President Bola Tinubu has issued Executive Order 9, a significant policy shift for Nigeria's oil and gas sector. The order mandates that all government entitlements, including Royalty Oil, Tax Oil, Profit Oil, and Profit Gas from Production Sharing and related contracts, must now be paid directly into the Federation Account. This move centralizes the flow of crucial hydrocarbon revenues, which are constitutionally meant to be shared among the federal, state, and local governments, potentially increasing transparency and direct allocations to sub-national entities.

A major financial implication of Executive Order 9 is the scrapping of the 30 per cent Frontier Exploration Fund established under the Petroleum Industry Act (PIA). This fund was designed to finance oil and gas exploration in new, frontier basins across Nigeria. Its elimination redirects those resources, signaling a potential reprioritization of national spending away from high-risk exploration ventures and towards immediate fiscal needs distributed via the Federation Account.

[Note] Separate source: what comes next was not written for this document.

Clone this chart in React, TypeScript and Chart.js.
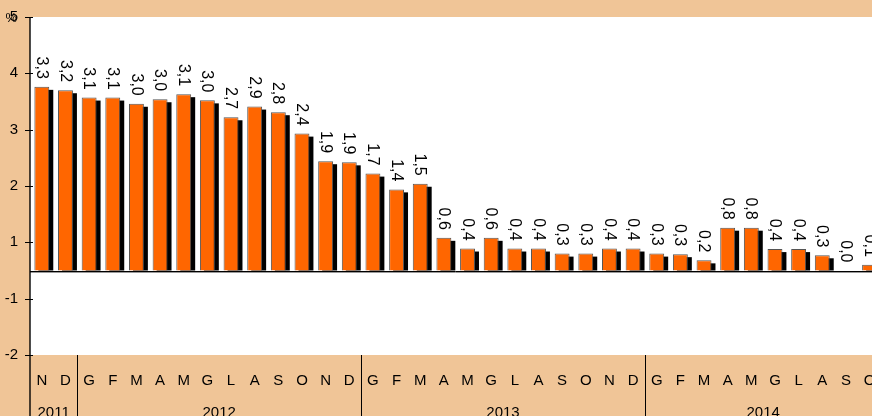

Furthermore, the order stops the 30 per cent management fee on profit oil and profit gas that was previously retained by the Nigerian National Petroleum Company (NNPC) Limited. This fee was a source of operational funding for the national oil company. Halting it could significantly impact NNPC's financial autonomy and operational budget, forcing a restructuring of how the company funds its activities and manages joint venture obligations.

In a separate development in Anambra State, Governor Chukwuma Soludo commenced the demolition of the historic Onitsha Main market in the early hours of Sunday. The demolition activity targeted shops at Johnson Street and sections of the major structure known as Gwongworo, with significant portions pulled down by noon on Sunday. This action by the state government represents a major urban renewal or enforcement move affecting one of the country's largest commercial hubs.

Critically, the demolition in Onitsha began despite an existing court order that prohibited the destruction of the market pending the determination of a substantive lawsuit. The governor's decision to proceed raises serious legal and constitutional questions about the respect for judicial injunctions and the rights of the traders and property owners involved in the pending case.

Hundreds of kilometers away in the nation's capital, residents of the Federal Capital Territory (FCT) woke up on Thursday morning to a heavy deployment of security personnel. This show of force followed intelligence reports warning of a potential protest by the Islamic Movement in Nigeria (IMN), the group popularly known as the Shiites. The security operation aimed to preempt any disruption in the city center.

Strategic locations across Abuja, including the sensitive Three Arms Zone housing the presidential villa and National Assembly, Eagles Square, and major entry points into the city, were cordoned off. A combined team of soldiers, police officers, and operatives of the Nigeria Security and Civil Defence Corps secured these areas. However, in a conflicting claim, the IMN has officially distanced itself from any planned demonstration, creating a narrative disconnect between the security intelligence and the group's public position.

In the business and technology sector, e-commerce giant Konga has announced the launch of its Berekete Sales, a nationwide promotional campaign. Among the standout offers is a special deal on the Starlink Gen 3 satellite internet kit, now available for N550,000. This price represents a reduction from its regular price of N590,000, making high-speed satellite internet more accessible to Nigerian consumers and businesses amid ongoing connectivity challenges.